## Given entries
___

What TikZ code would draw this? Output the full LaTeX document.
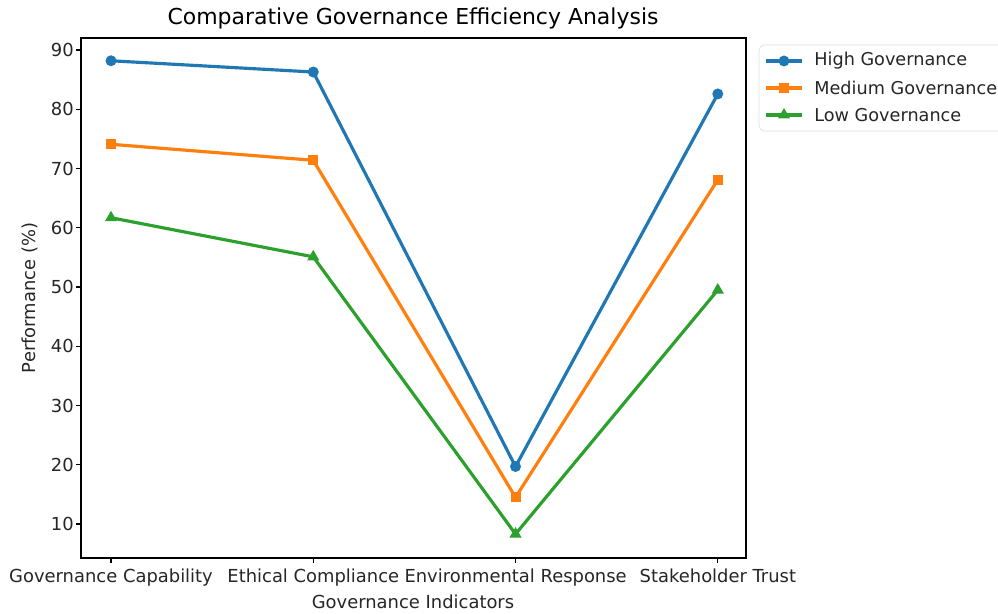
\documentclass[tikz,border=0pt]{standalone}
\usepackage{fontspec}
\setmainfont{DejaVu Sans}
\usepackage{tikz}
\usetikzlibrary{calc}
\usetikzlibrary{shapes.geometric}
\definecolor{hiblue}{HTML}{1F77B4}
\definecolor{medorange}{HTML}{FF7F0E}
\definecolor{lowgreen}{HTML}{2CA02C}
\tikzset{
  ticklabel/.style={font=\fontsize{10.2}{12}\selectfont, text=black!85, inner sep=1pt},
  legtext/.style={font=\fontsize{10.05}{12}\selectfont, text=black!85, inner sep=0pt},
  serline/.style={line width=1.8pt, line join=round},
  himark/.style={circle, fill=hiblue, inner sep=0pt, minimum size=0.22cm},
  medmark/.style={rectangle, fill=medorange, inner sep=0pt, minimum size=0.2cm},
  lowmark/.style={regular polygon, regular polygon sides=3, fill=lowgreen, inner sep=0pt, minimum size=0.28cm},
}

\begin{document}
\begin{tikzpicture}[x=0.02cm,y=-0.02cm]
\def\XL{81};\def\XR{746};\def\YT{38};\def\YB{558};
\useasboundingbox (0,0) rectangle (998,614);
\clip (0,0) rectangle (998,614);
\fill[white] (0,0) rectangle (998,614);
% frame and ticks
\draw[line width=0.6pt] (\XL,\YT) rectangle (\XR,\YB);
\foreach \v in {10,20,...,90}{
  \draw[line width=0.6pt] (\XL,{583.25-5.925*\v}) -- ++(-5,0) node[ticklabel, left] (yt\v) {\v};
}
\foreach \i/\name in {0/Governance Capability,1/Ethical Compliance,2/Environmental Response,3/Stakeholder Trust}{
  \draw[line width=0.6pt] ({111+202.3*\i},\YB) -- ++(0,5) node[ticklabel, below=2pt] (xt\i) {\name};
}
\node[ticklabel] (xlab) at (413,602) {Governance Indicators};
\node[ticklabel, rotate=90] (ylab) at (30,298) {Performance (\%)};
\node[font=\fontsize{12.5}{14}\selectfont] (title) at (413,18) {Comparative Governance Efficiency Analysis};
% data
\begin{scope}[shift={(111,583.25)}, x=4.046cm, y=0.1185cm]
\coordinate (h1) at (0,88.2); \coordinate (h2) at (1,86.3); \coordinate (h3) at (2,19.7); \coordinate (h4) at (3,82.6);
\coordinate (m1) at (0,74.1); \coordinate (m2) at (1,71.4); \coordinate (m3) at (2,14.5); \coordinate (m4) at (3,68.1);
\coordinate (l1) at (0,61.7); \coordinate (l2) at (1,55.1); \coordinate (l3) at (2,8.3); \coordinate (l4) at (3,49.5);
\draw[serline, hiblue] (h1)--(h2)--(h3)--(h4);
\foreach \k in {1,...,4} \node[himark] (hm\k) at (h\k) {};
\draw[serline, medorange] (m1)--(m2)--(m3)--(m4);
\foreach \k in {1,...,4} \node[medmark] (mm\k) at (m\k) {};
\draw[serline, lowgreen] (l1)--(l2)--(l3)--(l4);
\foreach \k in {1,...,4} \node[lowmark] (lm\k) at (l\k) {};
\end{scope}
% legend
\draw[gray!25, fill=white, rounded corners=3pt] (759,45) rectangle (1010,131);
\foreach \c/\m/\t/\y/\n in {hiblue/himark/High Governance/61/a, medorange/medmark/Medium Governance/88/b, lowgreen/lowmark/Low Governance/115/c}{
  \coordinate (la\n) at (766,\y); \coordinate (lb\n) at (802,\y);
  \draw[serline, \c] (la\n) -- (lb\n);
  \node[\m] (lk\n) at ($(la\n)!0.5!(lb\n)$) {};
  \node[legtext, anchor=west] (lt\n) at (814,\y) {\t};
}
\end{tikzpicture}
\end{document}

___

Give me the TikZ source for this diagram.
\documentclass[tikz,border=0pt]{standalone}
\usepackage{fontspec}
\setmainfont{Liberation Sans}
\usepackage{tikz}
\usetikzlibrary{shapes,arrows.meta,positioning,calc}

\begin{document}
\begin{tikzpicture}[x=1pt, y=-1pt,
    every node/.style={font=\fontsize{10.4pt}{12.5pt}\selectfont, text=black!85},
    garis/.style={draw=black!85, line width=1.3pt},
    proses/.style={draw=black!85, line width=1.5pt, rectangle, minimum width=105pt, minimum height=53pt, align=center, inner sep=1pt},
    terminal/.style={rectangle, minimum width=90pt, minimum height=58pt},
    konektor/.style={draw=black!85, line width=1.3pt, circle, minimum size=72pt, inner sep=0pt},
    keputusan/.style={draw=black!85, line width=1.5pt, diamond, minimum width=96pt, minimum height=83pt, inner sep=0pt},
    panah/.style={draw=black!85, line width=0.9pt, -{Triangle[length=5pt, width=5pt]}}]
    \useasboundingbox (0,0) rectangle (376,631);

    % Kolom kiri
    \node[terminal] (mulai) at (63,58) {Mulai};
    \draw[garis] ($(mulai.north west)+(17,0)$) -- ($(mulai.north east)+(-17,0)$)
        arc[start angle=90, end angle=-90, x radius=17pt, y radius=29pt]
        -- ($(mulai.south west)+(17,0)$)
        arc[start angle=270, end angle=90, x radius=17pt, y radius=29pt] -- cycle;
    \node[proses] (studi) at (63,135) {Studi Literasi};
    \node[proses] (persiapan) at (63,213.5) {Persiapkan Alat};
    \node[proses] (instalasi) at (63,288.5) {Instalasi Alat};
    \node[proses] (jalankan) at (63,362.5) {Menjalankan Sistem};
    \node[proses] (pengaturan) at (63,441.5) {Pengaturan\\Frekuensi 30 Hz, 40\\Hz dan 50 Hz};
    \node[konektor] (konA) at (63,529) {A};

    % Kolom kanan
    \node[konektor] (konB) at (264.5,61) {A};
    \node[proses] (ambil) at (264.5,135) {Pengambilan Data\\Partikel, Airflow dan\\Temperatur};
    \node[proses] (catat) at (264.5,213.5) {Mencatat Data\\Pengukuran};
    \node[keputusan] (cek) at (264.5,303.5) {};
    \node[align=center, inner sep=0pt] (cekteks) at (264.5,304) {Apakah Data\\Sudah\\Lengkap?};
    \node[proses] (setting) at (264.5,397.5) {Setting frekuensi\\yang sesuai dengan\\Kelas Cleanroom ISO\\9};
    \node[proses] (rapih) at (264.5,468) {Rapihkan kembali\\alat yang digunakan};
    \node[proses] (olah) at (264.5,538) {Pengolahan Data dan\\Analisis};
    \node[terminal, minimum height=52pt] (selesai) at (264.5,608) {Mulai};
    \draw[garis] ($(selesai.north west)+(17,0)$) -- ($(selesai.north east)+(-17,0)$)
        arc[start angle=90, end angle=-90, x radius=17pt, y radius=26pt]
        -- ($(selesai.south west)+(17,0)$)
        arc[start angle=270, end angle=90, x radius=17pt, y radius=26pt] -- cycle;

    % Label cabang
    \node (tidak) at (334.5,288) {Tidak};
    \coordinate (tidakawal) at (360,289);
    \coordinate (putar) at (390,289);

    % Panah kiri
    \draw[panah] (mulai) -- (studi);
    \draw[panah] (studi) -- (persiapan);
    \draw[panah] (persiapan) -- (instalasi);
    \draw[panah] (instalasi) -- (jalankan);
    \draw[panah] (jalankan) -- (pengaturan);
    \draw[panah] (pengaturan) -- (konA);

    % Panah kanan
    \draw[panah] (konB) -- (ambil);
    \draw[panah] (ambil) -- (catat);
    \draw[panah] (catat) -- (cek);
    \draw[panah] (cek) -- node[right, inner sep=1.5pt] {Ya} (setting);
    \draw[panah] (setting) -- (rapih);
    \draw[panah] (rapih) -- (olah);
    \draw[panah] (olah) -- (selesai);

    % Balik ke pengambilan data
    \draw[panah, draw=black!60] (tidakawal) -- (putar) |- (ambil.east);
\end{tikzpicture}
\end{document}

___

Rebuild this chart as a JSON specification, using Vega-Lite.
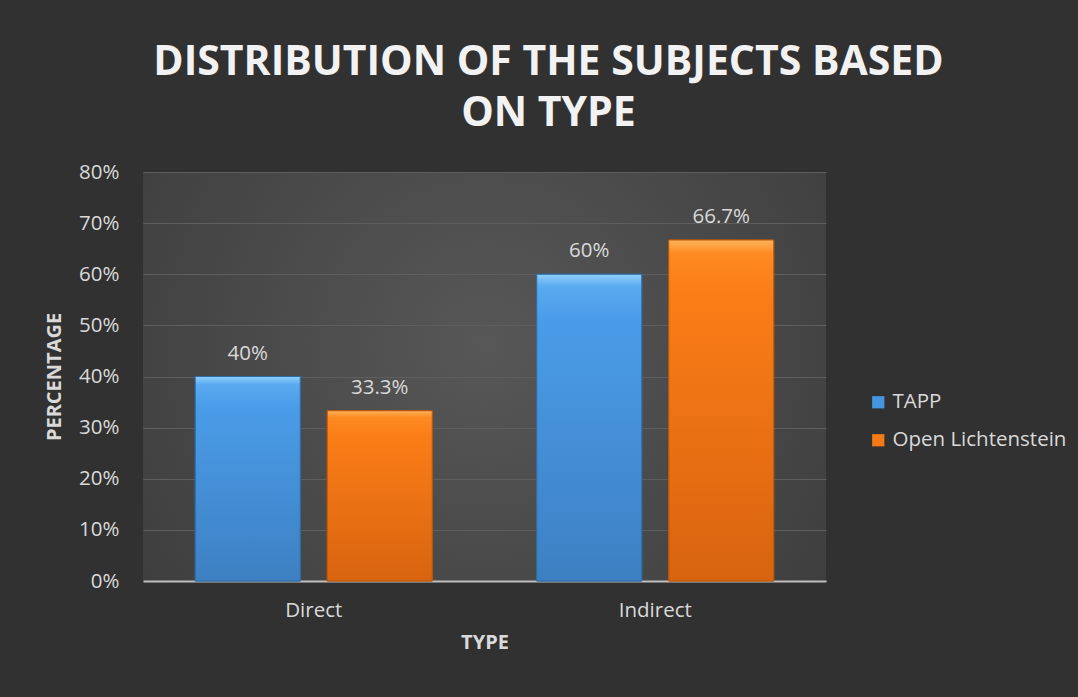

___

## Task details
Find and copy every line in the entries above where the string "this" occurs.

## Response to the exercise
What TikZ code would draw this? Output the full LaTeX document.
Give me the TikZ source for this diagram.
Rebuild this chart as a JSON specification, using Vega-Lite.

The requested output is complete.